WHAT THIS TASK INVOLVES: All of the data should be repeated exactly; pictures are not part of the copy.

══ DATA EXTRACT

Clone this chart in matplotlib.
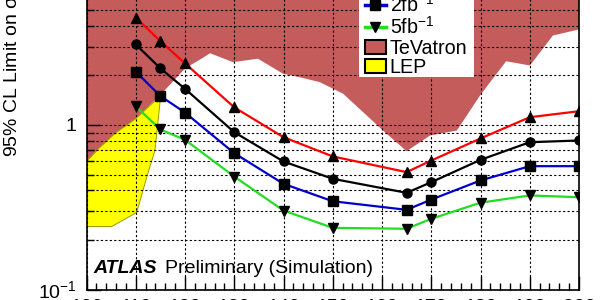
import matplotlib
matplotlib.use("Agg")
import matplotlib.pyplot as plt
from matplotlib.lines import Line2D
from matplotlib.patches import Patch, Rectangle
from matplotlib.ticker import FixedLocator, MultipleLocator, FuncFormatter, NullFormatter

plt.rcParams['font.family'] = ['Liberation Sans', 'DejaVu Sans']
plt.rcParams['mathtext.default'] = 'regular'

# Higgs mass points (GeV)
mass = [110, 115, 120, 130, 140, 150, 165, 170, 180, 190, 200]

# expected 95% CL limits for each luminosity
lim_1fb = [4.50, 3.23, 2.37, 1.28, 0.843, 0.644, 0.517, 0.608, 0.828, 1.115, 1.213]
lim_2fb = [3.09, 2.21, 1.66, 0.904, 0.600, 0.471, 0.387, 0.449, 0.614, 0.786, 0.805]
lim_5fb = [2.11, 1.50, 1.19, 0.674, 0.439, 0.344, 0.305, 0.352, 0.460, 0.562, 0.562]
lim_10fb = [1.30, 0.939, 0.813, 0.486, 0.302, 0.237, 0.234, 0.269, 0.337, 0.373, 0.364]

# excluded regions (lower edge of TeVatron, outline of LEP)
tev_x = [100, 102.7, 105.8, 110.05, 114.9, 120.0, 123.05, 125.1, 129.75, 134.8,
         139.9, 143.35, 147.4, 152.1, 160.2, 165.0, 169.75, 175.2, 179.9, 185.2,
         190.05, 194.7, 200]
tev_y = [0.600, 0.730, 0.888, 1.095, 1.511, 2.206, 2.50, 2.73, 2.41, 2.53,
         2.05, 1.95, 1.82, 1.55, 0.926, 0.693, 0.863, 0.926, 1.511, 2.44,
         2.30, 3.50, 3.81]
lep_x = [100, 102.7, 105.8, 110.05, 115.07, 113.9, 112.5, 110.2, 105.1, 100]
lep_y = [0.600, 0.730, 0.888, 1.095, 1.511, 0.700, 0.514, 0.294, 0.2415, 0.2415]

ymax = 10.0

fig = plt.figure(figsize=(6, 3), dpi=100)
ax = fig.add_axes([86.5 / 600, 1 - 289.5 / 300, 492.5 / 600, 329 / 300])

tev_col = '#c45c5c'
ax.fill(tev_x + [200, 100], tev_y + [ymax, ymax], color=tev_col, lw=0, zorder=1)
ax.fill(lep_x, lep_y, facecolor='#ffff00', edgecolor='#a09a00', lw=0.7, zorder=1.2)

series = [
    ('1fb$^{-1}$', lim_1fb, '#ff0000', '^'),
    ('2fb$^{-1}$', lim_2fb, 'black', 'o'),
    ('5fb$^{-1}$', lim_5fb, '#0000cc', 's'),
    ('10fb$^{-1}$', lim_10fb, '#22dd22', 'v'),
]
for name, vals, col, mk in series:
    ax.plot(mass, vals, color=col, lw=1.6, marker=mk, mfc='black', mec='black',
            ms=6.5, zorder=3)

ax.set_yscale('log')
ax.set_xlim(100, 200)
ax.set_ylim(0.1, ymax)

ax.xaxis.set_major_locator(MultipleLocator(10))
ax.xaxis.set_minor_locator(MultipleLocator(2))
ax.yaxis.set_major_locator(FixedLocator([0.1, 1, 10]))
ax.yaxis.set_minor_locator(FixedLocator([0.2, 0.3, 0.4, 0.5, 0.6, 0.7, 0.8, 0.9,
                                         2, 3, 4, 5, 6, 7, 8, 9]))
ax.yaxis.set_major_formatter(FuncFormatter(lambda v, p: '1' if v == 1 else
                                           ('10$^{-1}$' if v < 1 else '10')))
ax.yaxis.set_minor_formatter(NullFormatter())

ax.tick_params(which='both', direction='in', labelsize=14, width=1)
ax.tick_params(axis='x', which='major', length=10, pad=6.5)
ax.tick_params(axis='x', which='minor', length=5)
ax.tick_params(axis='y', which='major', length=10, pad=7)
ax.tick_params(axis='y', which='minor', length=5)

ax.set_axisbelow(False)
ax.grid(True, axis='x', which='major', color='black', lw=0.8, ls=(0, (2, 2)))
ax.grid(True, axis='y', which='both', color='black', lw=0.8, ls=(0, (2, 2)))
for sp in ax.spines.values():
    sp.set_linewidth(1.2)

fig.text(12 / 600, 1 - 157 / 300, '95% CL Limit on σ/σ$_{SM}$', rotation=90,
         ha='center', va='bottom', fontsize=14)
fig.text(93 / 600, 1 - 273 / 300, 'ATLAS', fontsize=14, fontweight='bold',
         fontstyle='italic', va='baseline')
fig.text(165 / 600, 1 - 273 / 300, 'Preliminary (Simulation)', fontsize=14,
         va='baseline')

# white legend box, cut by the top edge like in the original
fig.patches.append(Rectangle((359 / 600, 1 - 77 / 300), 115 / 600, 0.3,
                             transform=fig.transFigure, facecolor='white',
                             edgecolor='none', zorder=4))

handles = [
    Line2D([], [], color='#ff0000', lw=1.6, marker='^', mfc='black', mec='black', ms=6.5),
    Line2D([], [], color='#0000cc', lw=2.5, marker='s', mfc='black', mec='black', ms=6.5),
    Line2D([], [], color='#22dd22', lw=2.5, marker='v', mfc='black', mec='black', ms=6.5),
    Patch(facecolor=tev_col, edgecolor='black', lw=1.5),
    Patch(facecolor='#ffff00', edgecolor='black', lw=1.5),
]
labels = ['1fb$^{-1}$', '2fb$^{-1}$', '5fb$^{-1}$', 'TeVatron', 'LEP']
leg = fig.legend(handles, labels, loc='lower left',
                 bbox_to_anchor=(365 / 600, 1 - 77 / 300), fontsize=14.2,
                 frameon=False, borderpad=0, labelspacing=0.02,
                 handlelength=1.05, handletextpad=0.2, borderaxespad=0)
leg.set_zorder(5)

fig.savefig('out.png', dpi=100)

════

THE OUTPUT:
Clone this chart in matplotlib.
import matplotlib
matplotlib.use("Agg")
import matplotlib.pyplot as plt
from matplotlib.lines import Line2D
from matplotlib.patches import Patch, Rectangle
from matplotlib.ticker import FixedLocator, MultipleLocator, FuncFormatter, NullFormatter

plt.rcParams['font.family'] = ['Liberation Sans', 'DejaVu Sans']
plt.rcParams['mathtext.default'] = 'regular'

# Higgs mass points (GeV)
mass = [110, 115, 120, 130, 140, 150, 165, 170, 180, 190, 200]

# expected 95% CL limits for each luminosity
lim_1fb = [4.50, 3.23, 2.37, 1.28, 0.843, 0.644, 0.517, 0.608, 0.828, 1.115, 1.213]
lim_2fb = [3.09, 2.21, 1.66, 0.904, 0.600, 0.471, 0.387, 0.449, 0.614, 0.786, 0.805]
lim_5fb = [2.11, 1.50, 1.19, 0.674, 0.439, 0.344, 0.305, 0.352, 0.460, 0.562, 0.562]
lim_10fb = [1.30, 0.939, 0.813, 0.486, 0.302, 0.237, 0.234, 0.269, 0.337, 0.373, 0.364]

# excluded regions (lower edge of TeVatron, outline of LEP)
tev_x = [100, 102.7, 105.8, 110.05, 114.9, 120.0, 123.05, 125.1, 129.75, 134.8,
         139.9, 143.35, 147.4, 152.1, 160.2, 165.0, 169.75, 175.2, 179.9, 185.2,
         190.05, 194.7, 200]
tev_y = [0.600, 0.730, 0.888, 1.095, 1.511, 2.206, 2.50, 2.73, 2.41, 2.53,
         2.05, 1.95, 1.82, 1.55, 0.926, 0.693, 0.863, 0.926, 1.511, 2.44,
         2.30, 3.50, 3.81]
lep_x = [100, 102.7, 105.8, 110.05, 115.07, 113.9, 112.5, 110.2, 105.1, 100]
lep_y = [0.600, 0.730, 0.888, 1.095, 1.511, 0.700, 0.514, 0.294, 0.2415, 0.2415]

ymax = 10.0

fig = plt.figure(figsize=(6, 3), dpi=100)
ax = fig.add_axes([86.5 / 600, 1 - 289.5 / 300, 492.5 / 600, 329 / 300])

tev_col = '#c45c5c'
ax.fill(tev_x + [200, 100], tev_y + [ymax, ymax], color=tev_col, lw=0, zorder=1)
ax.fill(lep_x, lep_y, facecolor='#ffff00', edgecolor='#a09a00', lw=0.7, zorder=1.2)

series = [
    ('1fb$^{-1}$', lim_1fb, '#ff0000', '^'),
    ('2fb$^{-1}$', lim_2fb, 'black', 'o'),
    ('5fb$^{-1}$', lim_5fb, '#0000cc', 's'),
    ('10fb$^{-1}$', lim_10fb, '#22dd22', 'v'),
]
for name, vals, col, mk in series:
    ax.plot(mass, vals, color=col, lw=1.6, marker=mk, mfc='black', mec='black',
            ms=6.5, zorder=3)

ax.set_yscale('log')
ax.set_xlim(100, 200)
ax.set_ylim(0.1, ymax)

ax.xaxis.set_major_locator(MultipleLocator(10))
ax.xaxis.set_minor_locator(MultipleLocator(2))
ax.yaxis.set_major_locator(FixedLocator([0.1, 1, 10]))
ax.yaxis.set_minor_locator(FixedLocator([0.2, 0.3, 0.4, 0.5, 0.6, 0.7, 0.8, 0.9,
                                         2, 3, 4, 5, 6, 7, 8, 9]))
ax.yaxis.set_major_formatter(FuncFormatter(lambda v, p: '1' if v == 1 else
                                           ('10$^{-1}$' if v < 1 else '10')))
ax.yaxis.set_minor_formatter(NullFormatter())

ax.tick_params(which='both', direction='in', labelsize=14, width=1)
ax.tick_params(axis='x', which='major', length=10, pad=6.5)
ax.tick_params(axis='x', which='minor', length=5)
ax.tick_params(axis='y', which='major', length=10, pad=7)
ax.tick_params(axis='y', which='minor', length=5)

ax.set_axisbelow(False)
ax.grid(True, axis='x', which='major', color='black', lw=0.8, ls=(0, (2, 2)))
ax.grid(True, axis='y', which='both', color='black', lw=0.8, ls=(0, (2, 2)))
for sp in ax.spines.values():
    sp.set_linewidth(1.2)

fig.text(12 / 600, 1 - 157 / 300, '95% CL Limit on σ/σ$_{SM}$', rotation=90,
         ha='center', va='bottom', fontsize=14)
fig.text(93 / 600, 1 - 273 / 300, 'ATLAS', fontsize=14, fontweight='bold',
         fontstyle='italic', va='baseline')
fig.text(165 / 600, 1 - 273 / 300, 'Preliminary (Simulation)', fontsize=14,
         va='baseline')

# white legend box, cut by the top edge like in the original
fig.patches.append(Rectangle((359 / 600, 1 - 77 / 300), 115 / 600, 0.3,
                             transform=fig.transFigure, facecolor='white',
                             edgecolor='none', zorder=4))

handles = [
    Line2D([], [], color='#ff0000', lw=1.6, marker='^', mfc='black', mec='black', ms=6.5),
    Line2D([], [], color='#0000cc', lw=2.5, marker='s', mfc='black', mec='black', ms=6.5),
    Line2D([], [], color='#22dd22', lw=2.5, marker='v', mfc='black', mec='black', ms=6.5),
    Patch(facecolor=tev_col, edgecolor='black', lw=1.5),
    Patch(facecolor='#ffff00', edgecolor='black', lw=1.5),
]
labels = ['1fb$^{-1}$', '2fb$^{-1}$', '5fb$^{-1}$', 'TeVatron', 'LEP']
leg = fig.legend(handles, labels, loc='lower left',
                 bbox_to_anchor=(365 / 600, 1 - 77 / 300), fontsize=14.2,
                 frameon=False, borderpad=0, labelspacing=0.02,
                 handlelength=1.05, handletextpad=0.2, borderaxespad=0)
leg.set_zorder(5)

fig.savefig('out.png', dpi=100)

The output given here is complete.